Serba Dinamik is seeking a listing on the Main Market of Bursa Malaysia in February next year. Its IPO will involve 389.4 million shares, of which is an offer for sale of up to 118 million existing shares and 271.4 million new shares.

Large IPOs, raising more than RM500mil, didn’t take off this year in Malaysia. For instance, in Ranhill Holdings Bhd’s case, the IPO was undersubscribed while several planned IPOs such as Ekuiti Nasional Bhd’s education arm Ilmu Education Group were shelved in light of volatile market conditions.

“Among the uncertainties that have loomed over the market, which in turn have deterred IPOs, include volatile crude oil prices, the United States presidential election, Brexit and local political uncertainty. The market has already priced in these factors and we will see a good number of companies looking for IPOs on Bursa Malaysia over the next 12 months,” says an investment banker.

The impact of the softer market has also seen IPOs being priced at lower PE ratios as compared to two years ago.

Notably, some of the IPOs that took place this year were priced at single-digit PEs, such as Dancomech Holdings Bhd and the upcoming listing of Rhone Ma Holdings Bhd, which is lower than previous years when the broader market was better.
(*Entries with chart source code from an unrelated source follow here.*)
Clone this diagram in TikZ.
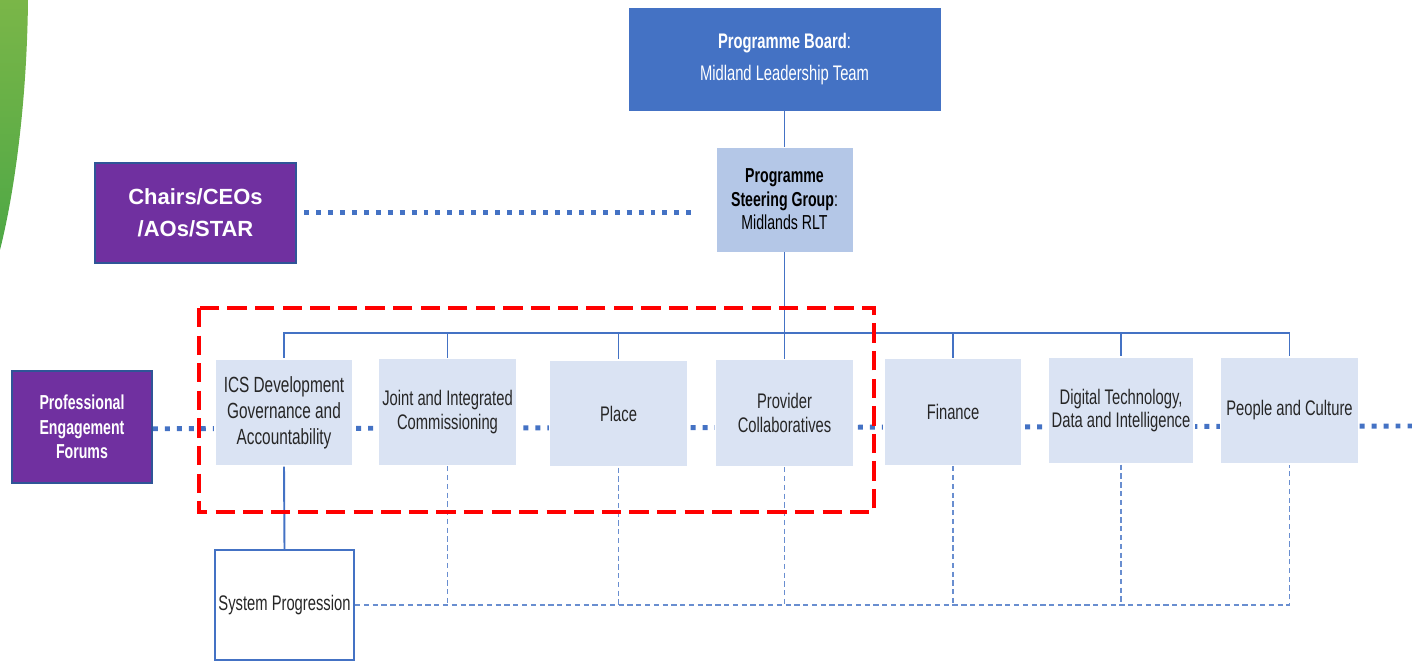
\documentclass[tikz,border=0pt]{standalone}
\usepackage{fontspec}
\setmainfont{Liberation Sans}
\newfontfamily\narrowfont[FakeStretch=0.7]{Liberation Sans}
\usepackage{xcolor}
\usepackage{tikz}
\usetikzlibrary{backgrounds}
\usetikzlibrary{positioning}

\definecolor{boardblue}{HTML}{4472C4}
\definecolor{steerblue}{HTML}{B4C7E7}
\definecolor{paleblue}{HTML}{DAE3F3}
\definecolor{forumpurple}{HTML}{7030A0}
\definecolor{edgeblue}{HTML}{2F5597}
\definecolor{leafgreen}{HTML}{7AB648}
\definecolor{darkgreen}{HTML}{4EA846}
\definecolor{boxtext}{HTML}{262626}

\begin{document}
\begin{tikzpicture}[x=0.02cm,y=-0.02cm]
    \tikzstyle{every node}=[inner sep=2pt,align=center,font=\narrowfont\fontsize{12}{13.5}\selectfont]
    \tikzstyle{rowbox}=[fill=paleblue,draw=white,line width=0.8pt,text=boxtext,minimum width=2.76cm,minimum height=2.14cm]
    \tikzstyle{forum}=[fill=forumpurple,draw=edgeblue,line width=1.2pt,text=white]
    \tikzstyle{solidlink}=[draw=boardblue,line width=1.1pt]
    \tikzstyle{dotlink}=[draw=boardblue,line width=2.8pt,dash pattern=on 2.8pt off 4pt]
    \tikzstyle{thinlink}=[draw=boardblue!80,line width=0.6pt,dash pattern=on 3pt off 2pt]

    \useasboundingbox (0,0) rectangle (1412,661);

    % green band on the left
    \shade[top color=leafgreen,bottom color=darkgreen] (0,0) -- (28,0) .. controls (27,100) and (15,190) .. (0,250) -- cycle;

    \node[fill=boardblue,draw=white,text=white,minimum width=6.26cm,minimum height=2.08cm,
          font=\narrowfont\fontsize{12}{18.7}\selectfont] (board) at (784.5,59) {\textbf{Programme Board}:\\Midland Leadership Team} ;
    \node[fill=steerblue,draw=white,minimum width=2.74cm,minimum height=2.1cm,
          font=\narrowfont\fontsize{11.5}{13.3}\selectfont] (steer) at (784.5,199.5) {\textbf{Programme}\\\textbf{Steering Group}:\\Midlands RLT} ;

    \node[forum,minimum width=4.02cm,minimum height=2cm,font=\bfseries\fontsize{12.5}{18}\selectfont] (chairs) at (195.5,213) {Chairs/CEOs\\/AOs/STAR} ;
    \node[forum,minimum width=2.8cm,minimum height=2.24cm,font=\narrowfont\bfseries\fontsize{11.5}{13.9}\selectfont] (prof) at (82,427) {Professional\\Engagement\\Forums} ;

    \node[rowbox,font=\narrowfont\fontsize{12.5}{14.7}\selectfont] (ics) at (284,412.5) {ICS Development\\Governance and\\Accountability} ;
    \node[rowbox] (joint)  at (447.5,412)   {Joint and Integrated\\Commissioning} ;
    \node[rowbox] (place)  at (618.5,413.5) {Place} ;
    \node[rowbox] (prov)   at (784.5,413)   {Provider\\Collaboratives} ;
    \node[rowbox] (fin)    at (953,412)     {Finance} ;
    \node[rowbox] (dig)    at (1121,410.5)  {Digital Technology,\\Data and Intelligence} ;
    \node[rowbox] (people) at (1289.5,410.5) {People and Culture} ;

    \node[fill=white,draw=boardblue,line width=1.2pt,text=boxtext,minimum width=2.78cm,minimum height=2.2cm] (sys) at (284.5,605) {System Progression} ;

    \coordinate (bus) at (784.5,333) ;
    \coordinate (rightend) at (1412,426) ;

    \begin{scope}[on background layer]
      \draw[dotlink] ([yshift=-1pt]prof.east) -- (rightend) ;
    \end{scope}

    \draw[solidlink] (board.south) -- (steer.north) ;
    \draw[solidlink] (steer.south) -- (bus) ;
    \foreach \n in {ics,joint,place,prov,fin,dig,people}
      \draw[solidlink] (bus) -| (\n.north) ;
    \draw[solidlink] (ics.south) -- (sys.north) ;

    \draw[dotlink,shorten <=4pt,shorten >=12pt] ([yshift=0.5pt]chairs.east) -- ([yshift=0.5pt]chairs.east -| steer.west) ;

    \foreach \n in {joint,place,prov,fin,dig}
      \draw[thinlink] (\n.south) -- (\n.south |- sys.east) ;
    \draw[thinlink] (sys.east) -| (people.south) ;

    % red frame round the first four groups
    \draw[red,line width=2.3pt,dash pattern=on 11pt off 4.7pt] (199,308) rectangle (874,512) ;

  \end{tikzpicture}
\end{document}
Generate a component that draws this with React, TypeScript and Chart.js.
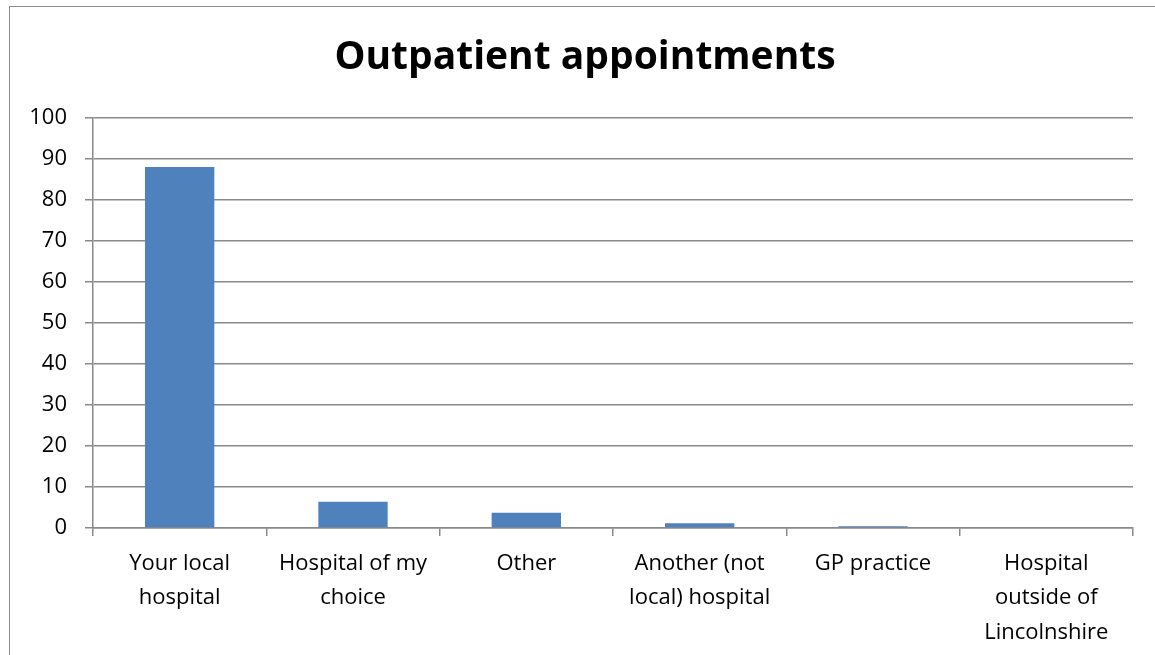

One exception is Bison Consolidated Bhd, which listed at a PE ratio of 25 times its historical earnings.

“At the current market conditions, some investors would prefer to take the wait-and-see approach while some see it as an opportunity to find better-valued companies whose shares have plummeted as compared to new shares that generally demand higher valuations,” says an analyst.

Despite the sluggish fund-raising activities, interestingly, small-to-medium-sized IPOs have been doing fairly well this year – an indication that the market is hungry for new investment ideas.

“For example, Dancomech, which was listed this year, has significantly outperformed the market. Its share price has doubled from its IPO price. This proves that there is real investor appetite out there for the right stock themes and ideas,” says MIDF Amanah Investment Bank director of corporate investment banking Sherilyn Foong.